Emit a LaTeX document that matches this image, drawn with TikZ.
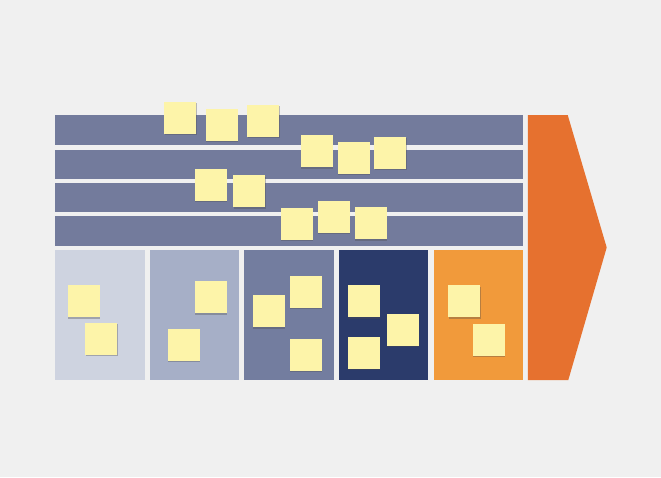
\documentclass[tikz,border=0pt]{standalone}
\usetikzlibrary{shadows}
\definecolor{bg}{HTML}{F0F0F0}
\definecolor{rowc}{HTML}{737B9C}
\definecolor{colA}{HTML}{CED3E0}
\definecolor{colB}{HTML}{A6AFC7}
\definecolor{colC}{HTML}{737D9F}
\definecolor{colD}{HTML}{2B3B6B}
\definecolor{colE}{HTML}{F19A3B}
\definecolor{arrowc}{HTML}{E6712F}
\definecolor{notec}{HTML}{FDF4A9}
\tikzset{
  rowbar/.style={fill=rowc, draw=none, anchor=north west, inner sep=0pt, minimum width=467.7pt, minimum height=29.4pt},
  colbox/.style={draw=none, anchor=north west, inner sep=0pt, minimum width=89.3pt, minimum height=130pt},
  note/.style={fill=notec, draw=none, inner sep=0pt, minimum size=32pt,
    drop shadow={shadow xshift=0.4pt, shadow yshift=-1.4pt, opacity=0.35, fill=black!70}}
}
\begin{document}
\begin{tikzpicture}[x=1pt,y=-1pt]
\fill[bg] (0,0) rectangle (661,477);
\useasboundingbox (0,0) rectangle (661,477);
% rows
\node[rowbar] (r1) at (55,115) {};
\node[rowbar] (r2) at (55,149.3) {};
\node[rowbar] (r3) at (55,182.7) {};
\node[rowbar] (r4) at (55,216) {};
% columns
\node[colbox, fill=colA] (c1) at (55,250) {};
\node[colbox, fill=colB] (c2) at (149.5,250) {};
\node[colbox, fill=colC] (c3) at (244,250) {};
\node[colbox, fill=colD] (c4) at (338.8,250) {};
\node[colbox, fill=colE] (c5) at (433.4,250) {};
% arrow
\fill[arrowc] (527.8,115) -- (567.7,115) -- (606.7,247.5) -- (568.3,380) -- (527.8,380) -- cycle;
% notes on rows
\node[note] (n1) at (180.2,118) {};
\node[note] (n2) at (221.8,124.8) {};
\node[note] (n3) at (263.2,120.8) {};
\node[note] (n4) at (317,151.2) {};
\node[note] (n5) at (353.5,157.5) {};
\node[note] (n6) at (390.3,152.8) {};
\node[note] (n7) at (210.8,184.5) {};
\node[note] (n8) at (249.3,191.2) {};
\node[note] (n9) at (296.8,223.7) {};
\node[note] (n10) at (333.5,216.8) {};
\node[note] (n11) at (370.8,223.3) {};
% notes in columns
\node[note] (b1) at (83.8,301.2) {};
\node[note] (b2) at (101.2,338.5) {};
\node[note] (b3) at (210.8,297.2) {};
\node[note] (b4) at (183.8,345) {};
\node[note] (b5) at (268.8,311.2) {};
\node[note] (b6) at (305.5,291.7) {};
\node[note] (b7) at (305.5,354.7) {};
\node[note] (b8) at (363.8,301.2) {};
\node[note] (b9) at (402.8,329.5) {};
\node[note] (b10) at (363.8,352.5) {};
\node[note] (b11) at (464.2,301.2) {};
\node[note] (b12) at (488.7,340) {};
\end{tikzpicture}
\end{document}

* * *

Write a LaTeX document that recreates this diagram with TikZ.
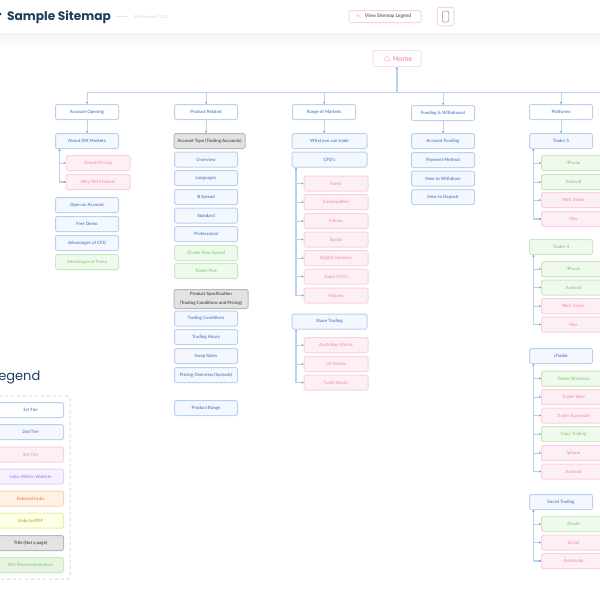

==

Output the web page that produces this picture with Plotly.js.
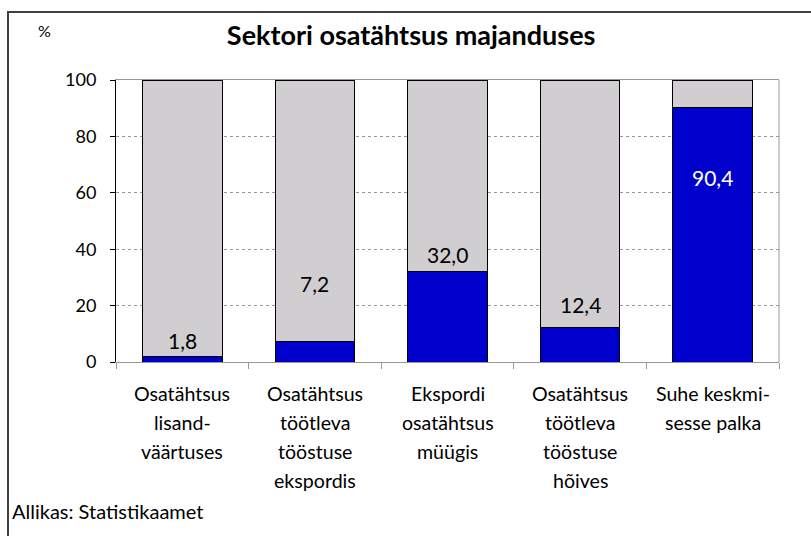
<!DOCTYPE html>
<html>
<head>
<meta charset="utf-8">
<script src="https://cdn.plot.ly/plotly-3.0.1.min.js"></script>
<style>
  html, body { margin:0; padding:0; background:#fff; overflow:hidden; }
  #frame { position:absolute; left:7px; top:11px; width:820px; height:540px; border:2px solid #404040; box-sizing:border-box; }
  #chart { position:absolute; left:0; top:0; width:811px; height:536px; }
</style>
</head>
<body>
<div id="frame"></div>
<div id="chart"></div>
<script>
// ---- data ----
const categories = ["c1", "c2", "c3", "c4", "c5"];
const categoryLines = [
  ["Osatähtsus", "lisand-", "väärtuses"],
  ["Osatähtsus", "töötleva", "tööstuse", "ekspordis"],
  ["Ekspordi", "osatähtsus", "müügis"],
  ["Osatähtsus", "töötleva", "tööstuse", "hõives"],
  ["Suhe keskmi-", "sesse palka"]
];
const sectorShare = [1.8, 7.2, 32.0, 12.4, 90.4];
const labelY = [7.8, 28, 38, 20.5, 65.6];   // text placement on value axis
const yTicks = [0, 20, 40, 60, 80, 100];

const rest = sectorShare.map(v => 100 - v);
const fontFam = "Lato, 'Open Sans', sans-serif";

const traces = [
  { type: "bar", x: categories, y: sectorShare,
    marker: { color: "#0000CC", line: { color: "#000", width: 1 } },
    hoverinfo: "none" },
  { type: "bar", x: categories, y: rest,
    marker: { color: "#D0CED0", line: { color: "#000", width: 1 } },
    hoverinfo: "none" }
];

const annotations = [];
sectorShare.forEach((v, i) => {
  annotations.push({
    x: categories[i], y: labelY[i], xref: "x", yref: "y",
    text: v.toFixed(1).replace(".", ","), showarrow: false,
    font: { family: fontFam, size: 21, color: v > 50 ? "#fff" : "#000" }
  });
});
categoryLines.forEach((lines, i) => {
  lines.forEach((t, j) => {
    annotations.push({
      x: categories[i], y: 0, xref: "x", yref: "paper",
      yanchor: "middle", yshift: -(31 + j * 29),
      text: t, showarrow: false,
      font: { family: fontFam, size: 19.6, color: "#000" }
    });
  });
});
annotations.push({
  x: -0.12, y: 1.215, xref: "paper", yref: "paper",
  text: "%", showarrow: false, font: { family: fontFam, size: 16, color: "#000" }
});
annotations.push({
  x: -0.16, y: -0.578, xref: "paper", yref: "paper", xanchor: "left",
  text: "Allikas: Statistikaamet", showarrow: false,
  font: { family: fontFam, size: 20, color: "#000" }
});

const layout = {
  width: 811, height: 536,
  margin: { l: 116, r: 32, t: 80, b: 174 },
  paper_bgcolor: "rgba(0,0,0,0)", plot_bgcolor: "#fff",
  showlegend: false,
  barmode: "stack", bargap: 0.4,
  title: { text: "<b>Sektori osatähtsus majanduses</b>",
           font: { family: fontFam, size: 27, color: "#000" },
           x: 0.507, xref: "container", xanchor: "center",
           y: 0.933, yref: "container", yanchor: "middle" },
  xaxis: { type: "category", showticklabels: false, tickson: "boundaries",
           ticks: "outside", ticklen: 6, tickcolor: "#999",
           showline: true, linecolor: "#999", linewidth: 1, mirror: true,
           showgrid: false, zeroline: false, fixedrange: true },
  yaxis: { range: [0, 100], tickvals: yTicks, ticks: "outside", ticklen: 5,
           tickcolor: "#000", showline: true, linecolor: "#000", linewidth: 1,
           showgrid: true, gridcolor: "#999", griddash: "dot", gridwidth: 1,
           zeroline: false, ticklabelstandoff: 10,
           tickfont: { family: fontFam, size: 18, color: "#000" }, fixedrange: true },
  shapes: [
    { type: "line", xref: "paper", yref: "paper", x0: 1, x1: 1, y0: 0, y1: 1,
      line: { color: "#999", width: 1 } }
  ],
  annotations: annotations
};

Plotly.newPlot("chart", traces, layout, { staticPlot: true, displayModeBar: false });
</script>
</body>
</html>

• _Work to complete_:
Work out how many lines of the listing above include "that". Answer with the number and nothing more.

• _Response below_:
3